Role-playing patients help prepare medical students for real-life exams

? Sam Butler is healthy.

But his alter ego, Max Gold, is an angry man with chronic stomach pains.

Butler is a “standardized patient” — one who role-plays for medical students — in the clinical skills laboratory at the Kansas University school of medicine. He’s helping students hone their bedside manner, a relatively new focus of medical education.

“At first they’re scared,” Butler said, “but by the third year they look like doctors and act like doctors.”

Clinical skills, which include routines for gathering a patient’s history and conducting physical examination, have been an increasing part of medical education the past two decades.

But the issue gained new prominence last year, when the National Boards of Medical Examiners announced it would add a clinical skills assessment to tests required for certification. Students in the class of 2005 will be the first to take the test.

The new requirement, an addition to written tests, has sparked controversy in the medical community.

The medical examiners board says the exam will help ensure new doctors are qualified. Opponents, including the American Medical Assn., say there’s no scientific proof that the testing will be valid and the $975 test fee will be prohibitive for students, who also are required to pay travel expenses to five regional testing sites.

Mark Meyer, associate dean for student affairs at KU, said university officials recognized the need for testing clinical skills — but they didn’t think it should require a national test.

Sam Butler, left, Kansas City, Kan., impersonates a patient with stomach pain for Kansas University medical student Michael Moore, Wichita. Butler is trained to evaluate the medical examinations given to him by KU medical students learning to diagnose patients in clinics. Butler gave Moore feedback Thursday at KU Medical Center in Kansas City, Kan.
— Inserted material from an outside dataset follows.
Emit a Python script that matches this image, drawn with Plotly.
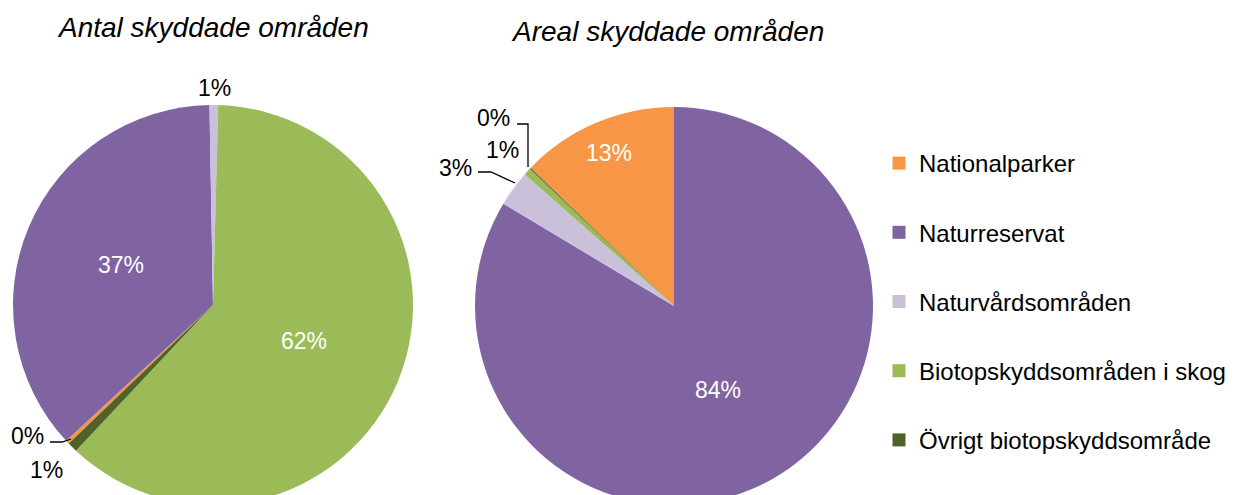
import plotly.graph_objects as go

W, H = 1241, 520          # figure size (page shows the top 495 px)
OFF = 8                   # page margin around the plot div

# ---------------- data ----------------
categories = ["Nationalparker", "Naturreservat", "Naturvårdsområden",
              "Biotopskyddsområden i skog", "Övrigt biotopskyddsområde"]
antal_pct = [0.3, 36.6, 0.7, 61.6, 0.8]      # Antal skyddade områden (%)
areal_pct = [12.8, 83.6, 2.9, 0.6, 0.1]      # Areal skyddade områden (%)
antal_text = ["0%", "37%", "1%", "62%", "1%"]
areal_text = ["13%", "84%", "3%", "1%", "0%"]
titles = ["Antal skyddade områden", "Areal skyddade områden"]

# ---------------- style ----------------
colors = ["#F79646", "#8064A2", "#CAC0DA", "#9BBB59", "#4F6228"]
FONT = "Arial, Liberation Sans, sans-serif"

# pie geometry in screen pixels (center x, center y, radius)
pies = [(213, 305, 200), (674, 306, 199)]

# label placement (screen pixels) and colour per slice, same order as categories
antal_lbl_pos = [(27, 436), (121, 265), (214, 88), (304, 341), (46, 470)]
antal_lbl_col = ["black", "white", "black", "white", "black"]
areal_lbl_pos = [(609, 153), (718, 390), (455, 168), (502, 150), (493, 118)]
areal_lbl_col = ["white", "white", "black", "black", "black"]

# leader lines (screen pixels)
leaders = [
    [(50, 442), (62, 442), (71, 439)],
    [(517, 124), (528, 124), (528, 167)],
    [(478, 172), (491, 172), (515, 183)],
]


def dom(cx, cy, r):
    return dict(x=[(cx - r - OFF) / W, (cx + r - OFF) / W],
                y=[1 - (cy + r - OFF) / H, 1 - (cy - r - OFF) / H])


fig = go.Figure()

rot_left = 1.5 + (antal_pct[3] + antal_pct[4]) / sum(antal_pct) * 360
rot_right = -areal_pct[0] / sum(areal_pct) * 360

for vals, (cx, cy, r), rot in [(antal_pct, pies[0], rot_left),
                               (areal_pct, pies[1], rot_right)]:
    fig.add_trace(go.Pie(
        labels=categories, values=vals, sort=False, direction="clockwise",
        rotation=rot, marker=dict(colors=colors, line=dict(width=0)),
        textinfo="none", hoverinfo="label+percent", showlegend=False,
        domain=dom(cx, cy, r),
    ))

# legend via marker-only traces (one group each so that gaps can be set)
for c, name in zip(colors, categories):
    fig.add_trace(go.Scatter(
        x=[None], y=[None], mode="markers", name=name, legendgroup=name,
        marker=dict(symbol="square", size=13, color=c),
    ))

annotations = []
for texts, poss, cols in [(antal_text, antal_lbl_pos, antal_lbl_col),
                          (areal_text, areal_lbl_pos, areal_lbl_col)]:
    for t, (x, y), c in zip(texts, poss, cols):
        annotations.append(dict(x=x, y=y, xref="x", yref="y", text=t,
                                showarrow=False,
                                font=dict(size=23, color=c, family=FONT)))

for t, x, y in [(titles[0], 213, 27), (titles[1], 667, 31)]:
    annotations.append(dict(x=x, y=y, xref="x", yref="y",
                            text=f"<i>{t}</i>", showarrow=False,
                            font=dict(size=28, color="black", family=FONT)))

shapes = []
for pts in leaders:
    path = "M " + " L ".join(f"{x},{y}" for x, y in pts)
    shapes.append(dict(type="path", path=path, xref="x", yref="y",
                       line=dict(color="black", width=1.3)))

fig.update_layout(
    width=W, height=H,
    margin=dict(l=0, r=0, t=0, b=0),
    paper_bgcolor="white", plot_bgcolor="rgba(0,0,0,0)",
    font=dict(family=FONT, color="black"),
    # hidden axes whose units equal screen pixels
    xaxis=dict(range=[OFF, W + OFF], visible=False, fixedrange=True),
    yaxis=dict(range=[H + OFF, OFF], visible=False, fixedrange=True),
    showlegend=True,
    legend=dict(x=(879 - OFF) / W, y=1 - (141 - OFF) / H,
                xanchor="left", yanchor="top",
                font=dict(size=24, family=FONT, color="black"),
                tracegroupgap=35, itemsizing="trace",
                bgcolor="rgba(0,0,0,0)"),
    annotations=annotations,
    shapes=shapes,
)

fig.write_html("out.html")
“We’re already doing clinical skills assessment activity,” he said. “It should be a fundamental part of every medical school.”

Role-playing

The testing requirements have led to a sort of medical theater at universities across the country. KU’s lab opened in fall 2002, after the new test was announced, though it was in the works before that.

David Virtue, director of KU’s clinical skills lab, said he usually hired friends of medical center staff to serve as actors, because they’re typically more reliable than others needing part-time work.

The “patients” are paid $15 an hour for a minimum of three hours. They’re given a sheet of paper with their character’s ailments and medical history to memorize. Patients have a variety of conditions, including indigestion, dizziness and heart trouble.

The standardized patients are trained for giving feedback to students about their interpersonal communication skills. They also note when the prospective doctors don’t ask key questions about patients’ histories or don’t perform certain examination procedures.

At KU, first- and second-year students are required to spend several hours in the clinical skills lab about four times a semester. Third-year students have a more comprehensive exam at the end of their final semester.

Students dart from room to room as if they were real doctors making rounds.

Virtue said students tended to get excited about their lab time.

“This,” he said, “is what they came to medical school for.”

Patient perspective

Butler, one of the patients, works in the clinical skills lab during the school year, the off-season for his job working for Camp Fire USA.

He said the most common problem young students had was being timid.

“A lot of it is having good command of the exam room,” he said. “You don’t have to apologize for having a patient do something or if your hands are cold.”

The mistakes are better made on actors than real patients, said Carla Aamodt, medical director of the clinic.

“It helps break the ice,” Aamodt said. “There are things you can talk about in a lecture hall, but there’s no substitute to actually doing it.”

‘Humbling experience’

Andy Humpert never realized he fidgeted so much until he saw a tape of himself interviewing a standardized patient.

Humpert’s interview, captured by a high-tech system of cameras in each room in the lab, was an eye-opener for the second-year medical student.

“You don’t often get a chance to be with a patient one-on-one,” he said. “It’s a very humbling experience.”

Sarah Seglie, another second-year student who worked in the lab last week, said she fumbled around with her stethoscope and had difficulty remembering what questions to ask patients during her lab time.

“People can tell you what questions to ask, but until you’re in that situation you never know whether you’ll remember them or not,” she said. “Doctors make it look so smooth.”